**INSTRUCTIONS FOR THE TASK:**
Copy the lines of the data below exactly, starting at the first and stopping after the line that contains "0.0088, 0.005, 0.0029]"; include no pictures.

____

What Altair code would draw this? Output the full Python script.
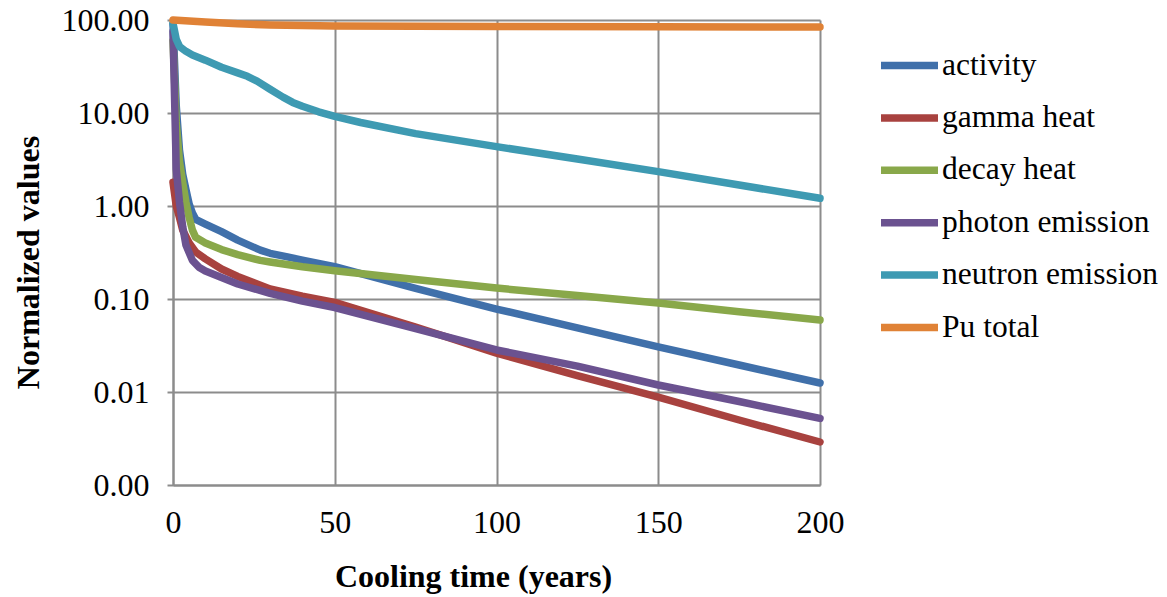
import altair as alt
import pandas as pd

series = ["activity", "gamma heat", "decay heat", "photon emission", "neutron emission", "Pu total"]
colors = ["#4070AA", "#A8423F", "#89A84A", "#6B5290", "#3E9AB2", "#E08236"]

t_activity = [0, 1, 2, 3, 4, 5, 6, 7, 10, 15, 20, 27, 30, 35, 40, 50, 75, 100, 125, 150, 175, 200]
v_activity = [90, 12, 4, 2.2, 1.5, 1.05, 0.84, 0.72, 0.64, 0.53, 0.43, 0.335, 0.31, 0.285, 0.262, 0.223, 0.13, 0.078, 0.049, 0.0305, 0.0195, 0.0125]

t_gamma = [0, 1, 2, 3, 5, 7, 10, 15, 20, 30, 40, 50, 75, 100, 125, 150, 175, 200]
v_gamma = [1.8, 1.0, 0.75, 0.55, 0.4, 0.32, 0.27, 0.21, 0.175, 0.128, 0.107, 0.092, 0.05, 0.0262, 0.015, 0.0088, 0.005, 0.0029]

t_decay = [0, 1, 2, 3, 4, 5, 6, 7, 10, 15, 20, 27, 30, 40, 50, 75, 100, 125, 150, 175, 200]
v_decay = [60, 8, 3, 1.8, 1.1, 0.75, 0.55, 0.46, 0.4, 0.34, 0.3, 0.26, 0.25, 0.222, 0.201, 0.162, 0.131, 0.109, 0.0905, 0.073, 0.0594]

t_photon = [0, 1, 2, 3, 4, 6, 8, 10, 15, 20, 30, 40, 50, 75, 100, 125, 150, 175, 200]
v_photon = [75, 2.5, 1.1, 0.6, 0.38, 0.26, 0.22, 0.2, 0.17, 0.145, 0.115, 0.095, 0.081, 0.048, 0.0283, 0.019, 0.0119, 0.0079, 0.0052]

t_neutron = [0, 1, 2, 4, 6, 10, 15, 20, 23, 26, 30, 34, 37, 40, 45, 50, 58, 75, 100, 125, 150, 175, 200]
v_neutron = [92, 62, 52, 46, 42, 37, 31, 27, 24.8, 22, 18, 14.8, 13, 11.8, 10.3, 9.2, 7.9, 6.0, 4.35, 3.2, 2.34, 1.68, 1.21]

t_pu = [0, 10, 20, 30, 50, 100, 150, 200]
v_pu = [100, 95, 91, 88.5, 86, 85, 84.5, 84]

rows = []
for name, ts, vs in [
    ("activity", t_activity, v_activity),
    ("gamma heat", t_gamma, v_gamma),
    ("decay heat", t_decay, v_decay),
    ("photon emission", t_photon, v_photon),
    ("neutron emission", t_neutron, v_neutron),
    ("Pu total", t_pu, v_pu),
]:
    for t, v in zip(ts, vs):
        rows.append({"series": name, "t": t, "v": v, "order": series.index(name)})
df = pd.DataFrame(rows)

FONT = "Liberation Serif"

chart = alt.Chart(df).mark_line(strokeWidth=7.5, strokeCap="round", strokeJoin="round").encode(
    x=alt.X("t:Q", title="Cooling time (years)",
            scale=alt.Scale(domain=[0, 200], nice=False),
            axis=alt.Axis(values=[0, 50, 100, 150, 200], labelFontSize=32, titleFontSize=32,
                          labelFlush=False, labelPadding=22, titlePadding=23, tickSize=0,
                          titleX=300)),
    y=alt.Y("v:Q", title="Normalized values",
            scale=alt.Scale(type="log", domain=[0.001, 100], nice=False),
            axis=alt.Axis(values=[0.001, 0.01, 0.1, 1, 10, 100], format=".2f",
                          labelFontSize=32, titleFontSize=32, tickSize=6,
                          labelPadding=18, titlePadding=16, titleY=242)),
    color=alt.Color("series:N", sort=series,
                    scale=alt.Scale(domain=series, range=colors),
                    legend=alt.Legend(title=None, orient="none", legendX=704, legendY=13,
                                      symbolType="stroke", symbolSize=3249,
                                      symbolStrokeWidth=7.5, labelFontSize=31.5,
                                      labelFont=FONT, labelColor="black",
                                      rowPadding=4.4, labelOffset=0, labelLimit=400)),
    detail="series:N",
    order=alt.Order("order:Q"),
).properties(
    width=647, height=465,
    autosize=alt.AutoSizeParams(type="none"),
    padding={"left": 165, "top": 12, "right": 339, "bottom": 110},
    background="white",
).configure_axis(
    labelFont=FONT, titleFont=FONT, labelColor="black", titleColor="black",
    titleFontWeight="bold", grid=True, gridColor="#8C8C8C", gridWidth=2, gridOpacity=1,
    domainColor="#8C8C8C", domainWidth=2, tickColor="#8C8C8C", tickWidth=2,
).configure_view(stroke=None)

chart.save("out.html", embed_options={"renderer": "svg", "actions": False})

____

**WRITTEN ANSWER:**
What Altair code would draw this? Output the full Python script.
import altair as alt
import pandas as pd

series = ["activity", "gamma heat", "decay heat", "photon emission", "neutron emission", "Pu total"]
colors = ["#4070AA", "#A8423F", "#89A84A", "#6B5290", "#3E9AB2", "#E08236"]

t_activity = [0, 1, 2, 3, 4, 5, 6, 7, 10, 15, 20, 27, 30, 35, 40, 50, 75, 100, 125, 150, 175, 200]
v_activity = [90, 12, 4, 2.2, 1.5, 1.05, 0.84, 0.72, 0.64, 0.53, 0.43, 0.335, 0.31, 0.285, 0.262, 0.223, 0.13, 0.078, 0.049, 0.0305, 0.0195, 0.0125]

t_gamma = [0, 1, 2, 3, 5, 7, 10, 15, 20, 30, 40, 50, 75, 100, 125, 150, 175, 200]
v_gamma = [1.8, 1.0, 0.75, 0.55, 0.4, 0.32, 0.27, 0.21, 0.175, 0.128, 0.107, 0.092, 0.05, 0.0262, 0.015, 0.0088, 0.005, 0.0029]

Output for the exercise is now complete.